Il est enfin une troisième raison de rejeter la démondialisation du FN et de ses alliés involontaires de gauche. Habilement, cette idée surfe sur le besoin de relocaliser les économies, qui apparaît indispensable au vu de la désindustrialisation relative des pays développés et au vu des gigantesques gaspillages sociaux, énergétiques et écologiques qu’entraîne une division internationale du travail poussée au maximum. Mais, curieusement, ou plutôt très logiquement, la démondialisation qu’on nous propose ne dit rien sur la remise en cause du modèle productiviste qui est intrinsèquement lié à la mondialisation du capitalisme(...)

penser que la crise écologique planétaire pourrait être résolue par une somme de replis nationaux est carrément irresponsable. (...)

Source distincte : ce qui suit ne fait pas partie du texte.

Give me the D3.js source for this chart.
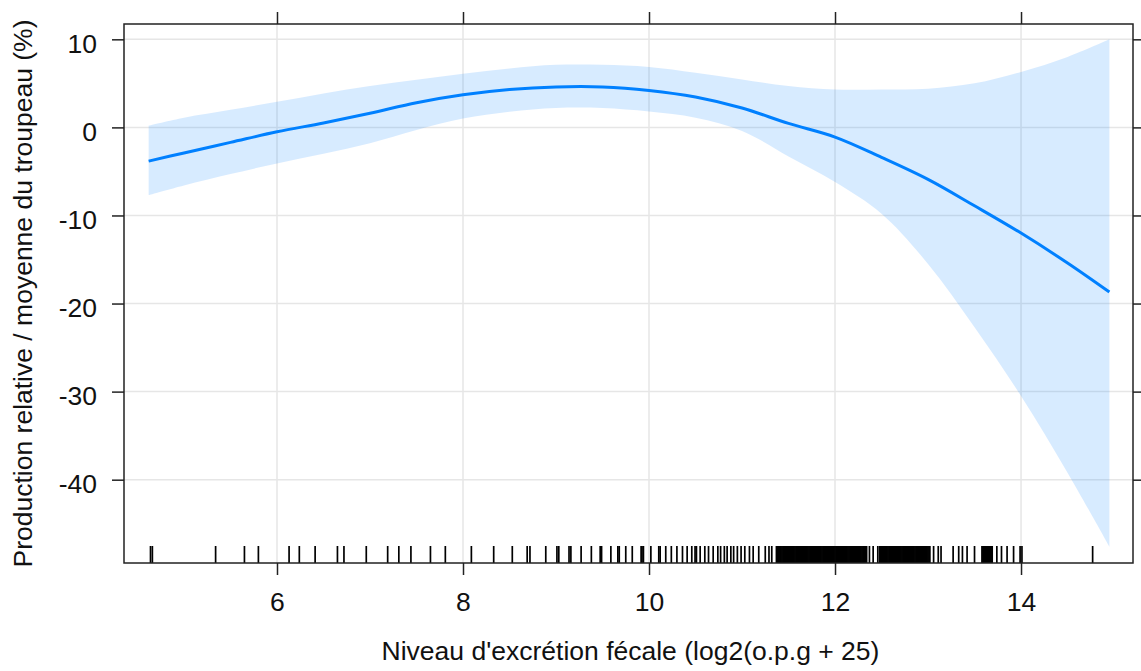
<!DOCTYPE html>
<html>
<head>
<meta charset="utf-8">
<script src="https://cdn.jsdelivr.net/npm/d3@7"></script>
<style>
  html, body { margin: 0; padding: 0; background: #fff; }
  svg { display: block; }
  text { font-family: "Liberation Sans", Arial, sans-serif; fill: #111; }
</style>
</head>
<body>
<script>
// ---- data ----
const xVals = [4.62, 5, 5.5, 6, 6.5, 7, 7.5, 8, 8.5, 9, 9.5, 10, 10.5, 11, 11.5, 12, 12.5, 13, 13.5, 14, 14.5, 14.95];
const fitVals = [-3.83, -2.9, -1.7, -0.5, 0.5, 1.6, 2.8, 3.7, 4.3, 4.6, 4.6, 4.2, 3.45, 2.2, 0.45, -1.1, -3.4, -5.9, -8.9, -12.0, -15.4, -18.7];
const upperVals = [0.2, 1.1, 2.0, 2.9, 3.85, 4.7, 5.4, 6.1, 6.7, 7.1, 7.1, 6.85, 6.2, 5.45, 4.7, 4.3, 4.3, 4.4, 5.0, 6.3, 8.0, 10.0];
const lowerVals = [-7.7, -6.6, -5.3, -4.1, -3.0, -1.8, -0.3, 1.0, 1.77, 2.2, 2.2, 1.8, 1.1, -0.4, -3.3, -6.2, -9.8, -15.5, -22.7, -30.5, -39.2, -47.6];

const rugX = [
  4.64, 4.66, 5.34, 5.65, 5.80, 6.13, 6.24, 6.41, 6.65, 6.72, 6.96, 7.19, 7.31, 7.44, 7.65, 7.81, 8.09, 8.33, 8.53, 8.69, 8.72, 8.89,
  9.01, 9.03, 9.14, 9.16, 9.27, 9.38, 9.475, 9.49, 9.59, 9.665, 9.68, 9.75, 9.82, 9.915, 9.925, 9.94, 10.02, 10.105, 10.12, 10.18,
  10.24, 10.30, 10.36, 10.41, 10.46, 10.495, 10.51, 10.55, 10.60, 10.64, 10.69, 10.74, 10.77, 10.81, 10.84, 10.88, 10.91, 10.95,
  10.99, 11.03, 11.08, 11.12, 11.18, 11.25, 11.29, 11.32,
  11.37, 11.38, 11.39, 11.40, 11.41, 11.42, 11.43, 11.44, 11.45, 11.46, 11.47, 11.48, 11.49, 11.50, 11.51, 11.52, 11.53, 11.54,
  11.55, 11.56, 11.57, 11.58, 11.59, 11.60, 11.61, 11.62, 11.63, 11.64, 11.65, 11.66, 11.67, 11.68, 11.69, 11.70, 11.71, 11.72,
  11.73, 11.74, 11.75, 11.76, 11.77, 11.78, 11.79, 11.80, 11.81, 11.82, 11.83, 11.84, 11.85, 11.86, 11.87, 11.88, 11.89, 11.90,
  11.91, 11.92, 11.93, 11.94, 11.95, 11.96, 11.97, 11.98, 11.99, 12.00, 12.01, 12.02, 12.03, 12.04, 12.05, 12.06, 12.07, 12.08,
  12.09, 12.10, 12.11, 12.12, 12.13, 12.14, 12.15, 12.16, 12.17, 12.18, 12.19, 12.20, 12.21, 12.22, 12.23, 12.24, 12.25, 12.26,
  12.27, 12.28, 12.29, 12.30, 12.31, 12.32, 12.33, 12.34,
  12.37, 12.41, 12.46,
  12.48, 12.49, 12.50, 12.51, 12.52, 12.53, 12.54, 12.55, 12.56, 12.57, 12.58, 12.59, 12.60, 12.61, 12.62, 12.63, 12.64, 12.65,
  12.66, 12.67, 12.68, 12.69, 12.70, 12.71, 12.72, 12.73, 12.74, 12.75, 12.76, 12.77, 12.78, 12.79, 12.80, 12.81, 12.82, 12.83,
  12.84, 12.85, 12.86, 12.87, 12.88, 12.89, 12.90, 12.91, 12.92, 12.93, 12.94, 12.95, 12.96, 12.97, 12.98, 12.99, 13.00, 13.01, 13.02,
  13.06, 13.11, 13.14, 13.27, 13.33, 13.37, 13.42, 13.50,
  13.58, 13.59, 13.60, 13.61, 13.62, 13.63, 13.64, 13.65, 13.66, 13.67, 13.68, 13.69,
  13.74, 13.79, 13.85, 13.92, 13.99, 14.01, 14.77
];

const xTicks = [6, 8, 10, 12, 14];
const yTicks = [10, 0, -10, -20, -30, -40];
const xLabel = "Niveau d'excrétion fécale (log2(o.p.g + 25)";
const yLabel = "Production relative / moyenne du troupeau (%)";

// ---- layout ----
const W = 1141, H = 671;
const L = 124, R = 1133, T = 24, B = 563;
const FS = 26.5;

const svg = d3.select("body").append("svg").attr("width", W).attr("height", H);

const x = d3.scaleLinear().domain([4.355, 15.204]).range([L, R]);
const y = d3.scaleLinear().domain([-49.46, 11.74]).range([B, T]);

// grid
const grid = svg.append("g").attr("stroke", "#e6e6e6").attr("stroke-width", 1.5);
grid.selectAll("line.v").data(xTicks).join("line")
  .attr("x1", d => x(d)).attr("x2", d => x(d)).attr("y1", T).attr("y2", B);
grid.selectAll("line.h").data(yTicks).join("line")
  .attr("x1", L).attr("x2", R).attr("y1", d => y(d)).attr("y2", d => y(d));

const pts = xVals.map((v, i) => ({ x: v, f: fitVals[i], lo: lowerVals[i], hi: upperVals[i] }));

// confidence band
svg.append("path").datum(pts)
  .attr("fill", "#0080ff").attr("fill-opacity", 0.155)
  .attr("d", d3.area().x(d => x(d.x)).y0(d => y(d.lo)).y1(d => y(d.hi)).curve(d3.curveCatmullRom.alpha(0.5)));

// fit line
svg.append("path").datum(pts)
  .attr("fill", "none").attr("stroke", "#0080ff").attr("stroke-width", 3)
  .attr("d", d3.line().x(d => x(d.x)).y(d => y(d.f)).curve(d3.curveCatmullRom.alpha(0.5)));

// rug
svg.append("g").attr("stroke", "#000").attr("stroke-width", 1.7)
  .selectAll("line").data(rugX).join("line")
  .attr("x1", d => x(d)).attr("x2", d => x(d))
  .attr("y1", B - 17).attr("y2", B);

// axes
const plainFmt = d => String(d);
function styleAxis(g) {
  g.select(".domain").remove();
  g.selectAll(".tick line").attr("stroke", "#222").attr("stroke-width", 1.5);
  g.selectAll(".tick text").attr("font-size", FS).attr("font-family", "Liberation Sans, Arial, sans-serif").attr("fill", "#111");
}

svg.append("g").attr("transform", `translate(0,${B})`)
  .call(d3.axisBottom(x).tickValues(xTicks).tickSize(12).tickPadding(17).tickFormat(plainFmt))
  .call(styleAxis);

svg.append("g").attr("transform", `translate(0,${T})`)
  .call(d3.axisTop(x).tickValues(xTicks).tickSize(12).tickFormat(""))
  .call(styleAxis);

const yl = svg.append("g").attr("transform", `translate(${L},0)`)
  .call(d3.axisLeft(y).tickValues(yTicks).tickSize(12).tickPadding(15).tickFormat(plainFmt))
  .call(styleAxis);
yl.selectAll(".tick text").attr("dy", "0.5em");

svg.append("g").attr("transform", `translate(${R},0)`)
  .call(d3.axisRight(y).tickValues(yTicks).tickSize(12).tickFormat(""))
  .call(styleAxis);

// frame
svg.append("rect").attr("x", L).attr("y", T).attr("width", R - L).attr("height", B - T)
  .attr("fill", "none").attr("stroke", "#222").attr("stroke-width", 1.5);

// axis titles
svg.append("text").attr("x", (L + R) / 2 + 2).attr("y", 660)
  .attr("text-anchor", "middle").attr("font-size", FS).text(xLabel);

svg.append("text").attr("transform", `translate(32,${(T + B) / 2 + 0}) rotate(-90)`)
  .attr("text-anchor", "middle").attr("font-size", FS).text(yLabel);
</script>
</body>
</html>
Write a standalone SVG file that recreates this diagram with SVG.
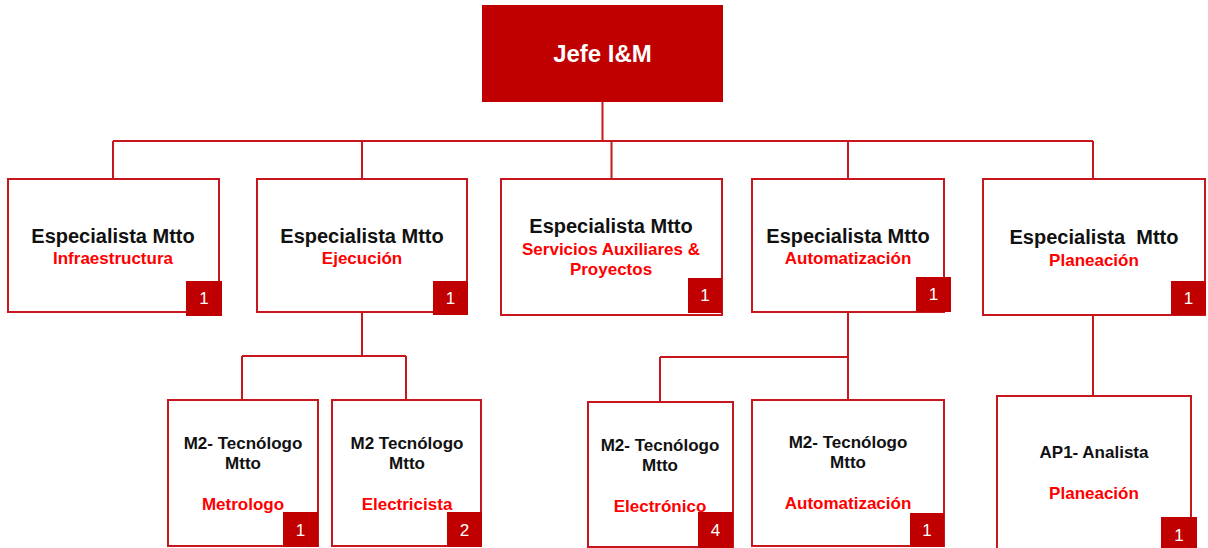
<svg xmlns="http://www.w3.org/2000/svg" width="1208" height="548" viewBox="0 0 1208 548">
  <style>
    .box { fill: #ffffff; stroke: #C8161D; stroke-width: 2; }
    .root { fill: #C00000; }
    .badge { fill: #C00000; }
    .link { fill: none; stroke: #C8161D; stroke-width: 2; }
    text { font-family: "Liberation Sans", Arial, sans-serif; text-anchor: middle; }
    .t1 { font-size: 20px; font-weight: bold; fill: #111111; }
    .t2 { font-size: 17px; font-weight: bold; fill: #111111; }
    .sub { font-size: 17px; font-weight: bold; fill: #FF0000; }
    .num { font-size: 17px; fill: #ffffff; }
    .head { font-size: 24px; font-weight: bold; fill: #ffffff; }
  </style>

  <!-- connectors -->
  <g id="connectors">
    <path class="link" d="M602.5,102 V141 M113,141 H1093 M113,141 V179 M362,141 V179 M611.5,141 V179 M848,141 V179 M1093,141 V179"/>
    <path class="link" d="M362,312 V356 M242,356 H406 M242,356 V400 M406,356 V400"/>
    <path class="link" d="M848,312 V400 M660,357 H848 M660,357 V402"/>
    <path class="link" d="M1093,315 V396"/>
  </g>

  <!-- top -->
  <g id="jefe">
    <rect class="root" x="482" y="5" width="241" height="97"/>
    <text class="head" x="602.5" y="62">Jefe I&amp;M</text>
  </g>

  <!-- second level -->
  <g id="esp-infraestructura">
    <rect class="box" x="8" y="179" width="211" height="133"/>
    <rect class="badge" x="186" y="281" width="36" height="35"/>
    <text class="t1" x="113" y="243">Especialista Mtto</text>
    <text class="sub" x="113" y="264">Infraestructura</text>
    <text class="num" x="204" y="304">1</text>
  </g>

  <g id="esp-ejecucion">
    <rect class="box" x="257" y="179" width="210" height="133"/>
    <rect class="badge" x="433" y="281" width="35" height="34"/>
    <text class="t1" x="362" y="243">Especialista Mtto</text>
    <text class="sub" x="362" y="264">Ejecución</text>
    <text class="num" x="450.5" y="304">1</text>
  </g>

  <g id="esp-servicios">
    <rect class="box" x="501" y="179" width="221" height="136"/>
    <rect class="badge" x="688" y="278" width="34" height="35"/>
    <text class="t1" x="611" y="233">Especialista Mtto</text>
    <text class="sub" x="611" y="255">Servicios Auxiliares &amp;</text>
    <text class="sub" x="611" y="275">Proyectos</text>
    <text class="num" x="705" y="301">1</text>
  </g>

  <g id="esp-automatizacion">
    <rect class="box" x="752" y="179" width="192" height="133"/>
    <rect class="badge" x="916" y="277" width="35" height="35"/>
    <text class="t1" x="848" y="243">Especialista Mtto</text>
    <text class="sub" x="848" y="264">Automatización</text>
    <text class="num" x="933.5" y="300">1</text>
  </g>

  <g id="esp-planeacion">
    <rect class="box" x="983" y="179" width="222" height="136"/>
    <rect class="badge" x="1171" y="281" width="35" height="34"/>
    <text class="t1" x="1094" y="244" xml:space="preserve">Especialista  Mtto</text>
    <text class="sub" x="1094" y="266">Planeación</text>
    <text class="num" x="1188.5" y="304">1</text>
  </g>

  <!-- third level -->
  <g id="tec-metrologo">
    <rect class="box" x="168" y="400" width="150" height="146"/>
    <rect class="badge" x="283" y="512" width="35" height="35"/>
    <text class="t2" x="243" y="449">M2- Tecnólogo</text>
    <text class="t2" x="243" y="469">Mtto</text>
    <text class="sub" x="243" y="510">Metrologo</text>
    <text class="num" x="300.5" y="536">1</text>
  </g>

  <g id="tec-electricista">
    <rect class="box" x="332" y="400" width="149" height="146"/>
    <rect class="badge" x="447" y="512" width="35" height="35"/>
    <text class="t2" x="407" y="449">M2 Tecnólogo</text>
    <text class="t2" x="407" y="469">Mtto</text>
    <text class="sub" x="407" y="510">Electricista</text>
    <text class="num" x="464.5" y="536">2</text>
  </g>

  <g id="tec-electronico">
    <rect class="box" x="588" y="402" width="145" height="145"/>
    <rect class="badge" x="698" y="512" width="35" height="36"/>
    <text class="t2" x="660" y="451">M2- Tecnólogo</text>
    <text class="t2" x="660" y="471">Mtto</text>
    <text class="sub" x="660" y="512">Electrónico</text>
    <text class="num" x="715.5" y="536">4</text>
  </g>

  <g id="tec-automatizacion">
    <rect class="box" x="752" y="400" width="192" height="146"/>
    <rect class="badge" x="910" y="513" width="34" height="34"/>
    <text class="t2" x="848" y="448">M2- Tecnólogo</text>
    <text class="t2" x="848" y="468">Mtto</text>
    <text class="sub" x="848" y="509">Automatización</text>
    <text class="num" x="927" y="536">1</text>
  </g>

  <g id="analista-planeacion">
    <rect class="box" x="997" y="396" width="194" height="160"/>
    <rect class="badge" x="1161" y="517" width="36" height="35"/>
    <text class="t2" x="1094" y="458">AP1- Analista</text>
    <text class="sub" x="1094" y="499">Planeación</text>
    <text class="num" x="1179" y="541">1</text>
  </g>
</svg>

Le monde a au contraire besoin de l’émergence d’un nouvel universalisme mettant enfin tous les humains à égalité. C’est le sens profond de l’altermondialisme.
(...)

Les politiques d’austérité, aggravant la crise éclatée il y a quatre ans, mettent les sociétés au bord de l’explosion : Grèce, Portugal, Espagne, et demain ? C’est toujours dans ces moments d’extrême tension que les politiques autoritaires et anti-démocratiques, voire fascisantes, se fraient un chemin sous les déguisements les plus divers.